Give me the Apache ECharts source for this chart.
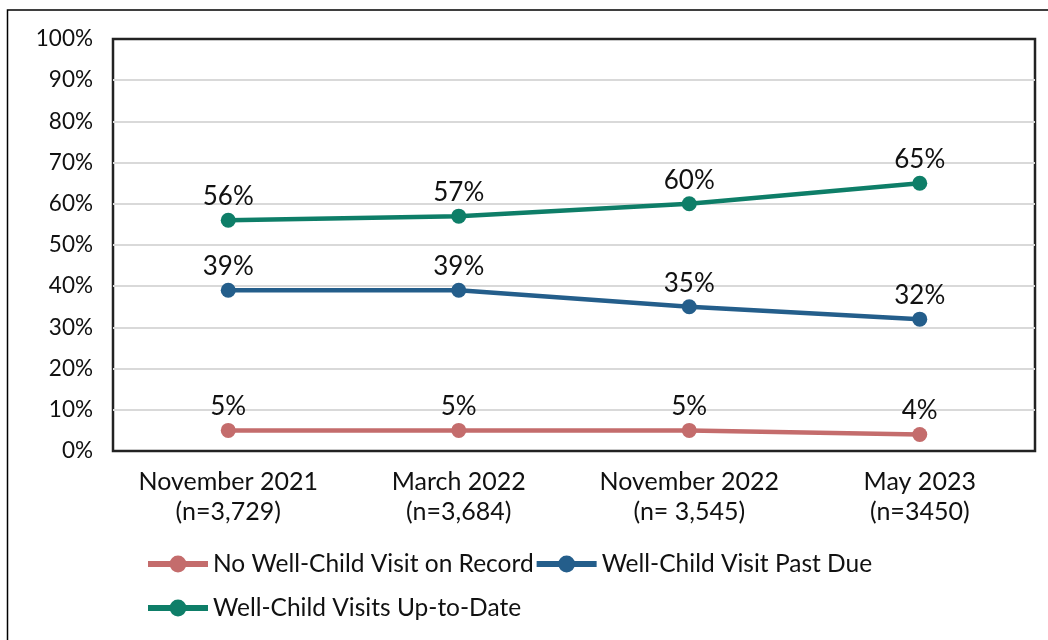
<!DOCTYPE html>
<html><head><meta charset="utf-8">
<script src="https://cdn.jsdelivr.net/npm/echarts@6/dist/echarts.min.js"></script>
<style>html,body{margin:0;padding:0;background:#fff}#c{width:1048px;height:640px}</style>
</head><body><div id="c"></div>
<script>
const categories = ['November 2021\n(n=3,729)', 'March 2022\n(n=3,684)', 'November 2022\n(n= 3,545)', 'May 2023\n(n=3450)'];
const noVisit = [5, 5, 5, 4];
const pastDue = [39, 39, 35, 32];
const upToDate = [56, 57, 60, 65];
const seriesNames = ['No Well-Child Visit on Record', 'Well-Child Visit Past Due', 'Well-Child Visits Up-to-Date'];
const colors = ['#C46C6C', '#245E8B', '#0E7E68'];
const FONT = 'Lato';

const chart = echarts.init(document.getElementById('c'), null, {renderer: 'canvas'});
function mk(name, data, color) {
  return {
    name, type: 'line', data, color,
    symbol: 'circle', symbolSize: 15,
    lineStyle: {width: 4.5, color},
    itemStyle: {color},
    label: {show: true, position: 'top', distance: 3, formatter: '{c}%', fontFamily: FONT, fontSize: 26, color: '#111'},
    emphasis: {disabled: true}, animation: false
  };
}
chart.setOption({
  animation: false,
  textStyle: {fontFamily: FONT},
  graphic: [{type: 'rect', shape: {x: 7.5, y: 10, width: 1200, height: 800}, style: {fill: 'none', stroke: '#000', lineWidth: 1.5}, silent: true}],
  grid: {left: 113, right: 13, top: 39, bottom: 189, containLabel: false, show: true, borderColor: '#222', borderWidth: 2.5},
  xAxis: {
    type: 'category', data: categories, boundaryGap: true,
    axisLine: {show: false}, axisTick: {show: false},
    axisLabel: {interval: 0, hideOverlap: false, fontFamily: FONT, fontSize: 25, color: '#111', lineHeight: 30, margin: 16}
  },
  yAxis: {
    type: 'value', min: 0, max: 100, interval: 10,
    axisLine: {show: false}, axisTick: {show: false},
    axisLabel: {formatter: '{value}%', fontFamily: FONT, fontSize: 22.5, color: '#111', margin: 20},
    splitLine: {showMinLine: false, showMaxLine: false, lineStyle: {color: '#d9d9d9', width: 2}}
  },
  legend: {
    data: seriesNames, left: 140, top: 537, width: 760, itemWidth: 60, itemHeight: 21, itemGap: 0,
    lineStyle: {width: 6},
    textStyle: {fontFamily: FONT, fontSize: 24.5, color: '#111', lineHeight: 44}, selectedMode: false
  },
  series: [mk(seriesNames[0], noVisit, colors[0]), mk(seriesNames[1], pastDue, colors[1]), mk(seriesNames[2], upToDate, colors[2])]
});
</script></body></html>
--
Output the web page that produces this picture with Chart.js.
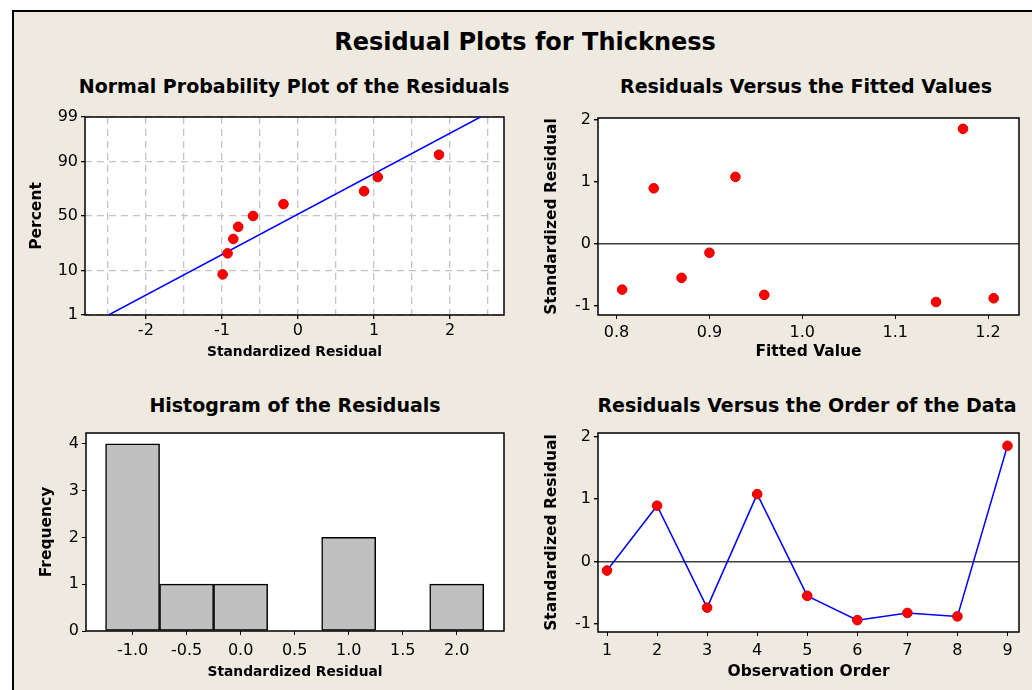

What needs to be done:
Your job is to reproduce the lines from the one with "Give me the" through the one with "const FONT = 'Lato';", both kept, exactly as they are. Leave out the pictures.

Task answer:
Give me the Apache ECharts source for this chart.
<!DOCTYPE html>
<html><head><meta charset="utf-8">
<script src="https://cdn.jsdelivr.net/npm/echarts@6/dist/echarts.min.js"></script>
<style>html,body{margin:0;padding:0;background:#fff}#c{width:1048px;height:640px}</style>
</head><body><div id="c"></div>
<script>
const categories = ['November 2021\n(n=3,729)', 'March 2022\n(n=3,684)', 'November 2022\n(n= 3,545)', 'May 2023\n(n=3450)'];
const noVisit = [5, 5, 5, 4];
const pastDue = [39, 39, 35, 32];
const upToDate = [56, 57, 60, 65];
const seriesNames = ['No Well-Child Visit on Record', 'Well-Child Visit Past Due', 'Well-Child Visits Up-to-Date'];
const colors = ['#C46C6C', '#245E8B', '#0E7E68'];
const FONT = 'Lato';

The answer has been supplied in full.